> Required work:
Give back exactly the lines from the beginning of the listing below to the line holding "const yAxisTitle = 'External", both ends included; the pictures stay out.

> Dataset excerpt:
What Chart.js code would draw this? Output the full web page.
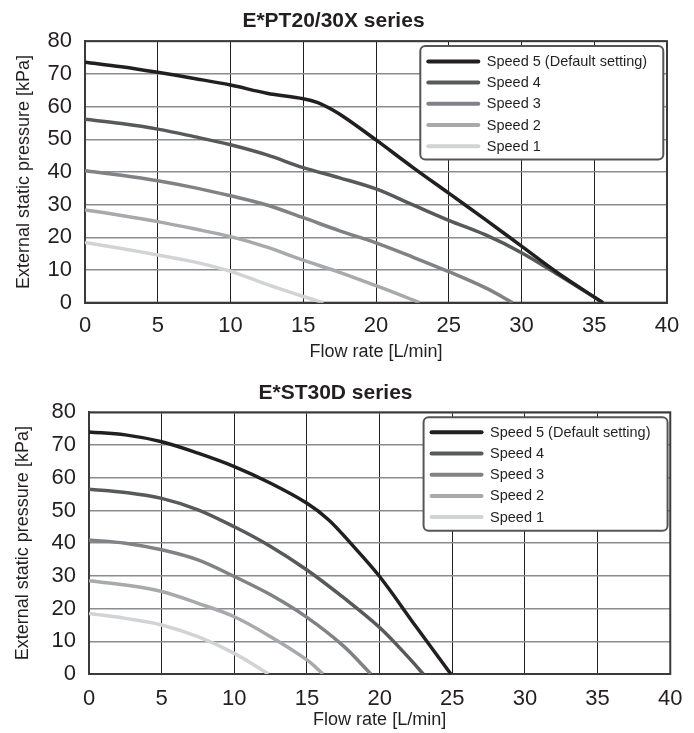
<!DOCTYPE html>
<html>
<head>
<meta charset="utf-8">
<script src="https://cdn.jsdelivr.net/npm/chart.js@4/dist/chart.umd.min.js"></script>
<style>
  html, body { margin: 0; padding: 0; background: #ffffff; }
  canvas { display: block; }
</style>
</head>
<body>
<canvas id="c1" width="694" height="367"></canvas>
<canvas id="c2" width="694" height="366"></canvas>
<script>
// ---------- Data ----------
const seriesLabels = ['Speed 5 (Default setting)', 'Speed 4', 'Speed 3', 'Speed 2', 'Speed 1'];
const xTickValues = [0, 5, 10, 15, 20, 25, 30, 35, 40];
const yTickValues = [0, 10, 20, 30, 40, 50, 60, 70, 80];
const chart1Title = 'E*PT20/30X series';
const chart2Title = 'E*ST30D series';
const xAxisTitle = 'Flow rate [L/min]';
const yAxisTitle = 'External static pressure [kPa]';

// E*PT20/30X series
const pt_s5_x = [0, 2.5, 5, 7.5, 10, 12.5, 15, 16, 17, 18, 20, 22.5, 25, 27.5, 30, 32.5, 35.6];
const pt_s5_y = [73.6, 72.2, 70.5, 68.6, 66.6, 64.1, 62.4, 61.2, 59, 56.2, 49.8, 41.5, 33.5, 25.5, 17.3, 9.1, 0];
const pt_s4_x = [0, 2.5, 5, 7.5, 10, 12.5, 15, 17.5, 20, 22.5, 25, 27.5, 30, 32.5, 35.6];
const pt_s4_y = [56.1, 54.8, 53.1, 50.8, 48.3, 45.2, 41.3, 38.2, 34.8, 30, 25.2, 20.8, 15.3, 8.6, 0];
const pt_s3_x = [0, 2.5, 5, 7.5, 10, 12.5, 15, 17.5, 20, 22.5, 25, 27.5, 29.4];
const pt_s3_y = [40.4, 39, 37.3, 35.2, 32.7, 29.9, 26, 22, 18.3, 14, 9.5, 4.6, 0];
const pt_s2_x = [0, 2.5, 5, 7.5, 10, 12.5, 15, 17.5, 20, 22, 23];
const pt_s2_y = [28.4, 26.7, 24.8, 22.6, 20.2, 17, 13, 9.3, 5.2, 1.8, 0];
const pt_s1_x = [0, 2.5, 5, 7.5, 10, 12.5, 15, 16.4];
const pt_s1_y = [18.4, 16.6, 14.6, 12.5, 9.6, 5.6, 1.9, 0];

// E*ST30D series
const st_s5_x = [0, 2.5, 5, 7.5, 10, 12.5, 15, 16.5, 18, 20, 22.5, 24.9];
const st_s5_y = [74, 73.1, 71, 67.5, 63.4, 58.3, 52.2, 47.1, 40, 29.8, 14.5, 0];
const st_s4_x = [0, 2.5, 5, 7.5, 10, 12.5, 15, 17.5, 20, 22, 23];
const st_s4_y = [56.5, 55.5, 53.7, 50.2, 45, 39, 31.8, 23.4, 14.2, 5, 0];
const st_s3_x = [0, 2.5, 5, 7.5, 10, 12.5, 15, 17.5, 19.4];
const st_s3_y = [41, 40, 38, 34.9, 29.8, 24.2, 17.3, 8.6, 0];
const st_s2_x = [0, 2.5, 5, 7.5, 10, 12.5, 15, 16.1];
const st_s2_y = [28.5, 27.2, 25.2, 21.6, 17.5, 11.4, 4.3, 0];
const st_s1_x = [0, 2.5, 5, 7.5, 10, 12.35];
const st_s1_y = [18.5, 17, 15, 11.4, 6.3, 0];

// ---------- Styles ----------
const lineColors = ['#231f20', '#58595b', '#808285', '#a7a9ac', '#d1d3d4'];
const FONT = "'Liberation Sans', Arial, Helvetica, sans-serif";

function toPoints(xs, ys) { return xs.map((x, i) => ({ x: x, y: ys[i] })); }

const frameAndLegend = {
  id: 'frameAndLegend',
  beforeDatasetsDraw(chart) {
    const { ctx, chartArea: a } = chart;
    ctx.save();
    ctx.strokeStyle = '#3a3a3a';
    ctx.lineWidth = 2;
    ctx.strokeRect(a.left, a.top, a.right - a.left, a.bottom - a.top);
    ctx.restore();
  },
  afterDatasetsDraw(chart, args, opts) {
    const { ctx, chartArea: a } = chart;
    const w = opts.width, h = opts.height;
    const x = a.right - opts.insetRight - w;
    const y = a.top + opts.insetTop;
    ctx.save();
    ctx.beginPath();
    ctx.roundRect(x, y, w, h, 5);
    ctx.fillStyle = '#ffffff';
    ctx.fill();
    ctx.lineWidth = 2;
    ctx.strokeStyle = '#555555';
    ctx.stroke();
    ctx.font = '14.5px ' + FONT;
    ctx.textBaseline = 'middle';
    ctx.textAlign = 'left';
    chart.data.datasets.forEach((ds, i) => {
      const ry = y + opts.firstRow + i * opts.rowGap;
      ctx.beginPath();
      ctx.strokeStyle = ds.borderColor;
      ctx.lineWidth = 4;
      ctx.lineCap = 'round';
      ctx.moveTo(x + 8, ry);
      ctx.lineTo(x + 58, ry);
      ctx.stroke();
      ctx.fillStyle = '#231f20';
      ctx.fillText(ds.label, x + 66.5, ry + 0.5);
    });
    ctx.restore();
  }
};

function makeChart(id, title, series, L) {
  const datasets = series.map((s, i) => ({
    label: seriesLabels[i],
    data: toPoints(s[0], s[1]),
    borderColor: lineColors[i],
    backgroundColor: lineColors[i],
    borderWidth: 3.5,
    pointRadius: 0,
    tension: 0.35,
    borderCapStyle: 'butt',
    borderJoinStyle: 'round',
    fill: false
  }));
  return new Chart(document.getElementById(id), {
    type: 'line',
    data: { datasets },
    plugins: [frameAndLegend],
    options: {
      responsive: false,
      animation: false,
      events: [],
      layout: { padding: { left: 0, right: L.padRight, top: 0, bottom: 0 } },
      plugins: {
        legend: { display: false },
        tooltip: { enabled: false },
        title: {
          display: true,
          text: title,
          color: '#231f20',
          font: { family: FONT, size: 21, weight: 'bold' },
          padding: { top: L.titleTop, bottom: L.titleBottom }
        },
        frameAndLegend: L.legend
      },
      scales: {
        x: {
          type: 'linear',
          min: 0, max: 40,
          afterBuildTicks(scale) { scale.ticks = xTickValues.map(v => ({ value: v })); },
          afterFit(scale) { scale.height = L.xHeight; },
          ticks: {
            color: '#231f20',
            padding: L.xTickPad,
            maxRotation: 0,
            font: { family: FONT, size: 22 }
          },
          grid: { color: '#231f20', lineWidth: 1, drawTicks: false },
          border: { display: true, color: '#3a3a3a', width: 2 },
          title: {
            display: true,
            text: xAxisTitle,
            color: '#231f20',
            font: { family: FONT, size: 18 },
            padding: { top: 0, bottom: L.xTitleBottom }
          }
        },
        y: {
          type: 'linear',
          min: 0, max: 80,
          afterBuildTicks(scale) { scale.ticks = yTickValues.map(v => ({ value: v })); },
          afterFit(scale) { scale.width = L.yWidth; },
          ticks: {
            color: '#231f20',
            padding: 13,
            font: { family: FONT, size: 22 }
          },
          grid: { color: '#8a8c8f', lineWidth: 1.5, drawTicks: false },
          border: { display: true, color: '#3a3a3a', width: 2 },
          title: {
            display: true,
            text: yAxisTitle,
            color: '#231f20',
            font: { family: FONT, size: 18 },
            padding: { top: L.yTitlePad, bottom: 0 }
          }
        }
      }
    }
  });
}

makeChart('c1', chart1Title, [
  [pt_s5_x, pt_s5_y], [pt_s4_x, pt_s4_y], [pt_s3_x, pt_s3_y], [pt_s2_x, pt_s2_y], [pt_s1_x, pt_s1_y]
], {
  padRight: 27, titleTop: 8.5, titleBottom: 7.5, yWidth: 85, xHeight: 64.3,
  xTickPad: 10.5, xTitleBottom: 4.5, yTitlePad: 13,
  legend: { width: 243, height: 113.5, insetRight: 3.7, insetTop: 4.7, firstRow: 15.5, rowGap: 21.2 }
});

makeChart('c2', chart2Title, [
  [st_s5_x, st_s5_y], [st_s4_x, st_s4_y], [st_s3_x, st_s3_y], [st_s2_x, st_s2_y], [st_s1_x, st_s1_y]
], {
  padRight: 23, titleTop: 14, titleBottom: 6.1, yWidth: 89, xHeight: 59,
  xTickPad: 11.5, xTitleBottom: 2.5, yTitlePad: 12.7,
  legend: { width: 244, height: 113.5, insetRight: 2.7, insetTop: 5, firstRow: 15, rowGap: 21.2 }
});
</script>
</body>
</html>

> Answer for the task:
What Chart.js code would draw this? Output the full web page.
<!DOCTYPE html>
<html>
<head>
<meta charset="utf-8">
<script src="https://cdn.jsdelivr.net/npm/chart.js@4/dist/chart.umd.min.js"></script>
<style>
  html, body { margin: 0; padding: 0; background: #ffffff; }
  canvas { display: block; }
</style>
</head>
<body>
<canvas id="c1" width="694" height="367"></canvas>
<canvas id="c2" width="694" height="366"></canvas>
<script>
// ---------- Data ----------
const seriesLabels = ['Speed 5 (Default setting)', 'Speed 4', 'Speed 3', 'Speed 2', 'Speed 1'];
const xTickValues = [0, 5, 10, 15, 20, 25, 30, 35, 40];
const yTickValues = [0, 10, 20, 30, 40, 50, 60, 70, 80];
const chart1Title = 'E*PT20/30X series';
const chart2Title = 'E*ST30D series';
const xAxisTitle = 'Flow rate [L/min]';
const yAxisTitle = 'External static pressure [kPa]';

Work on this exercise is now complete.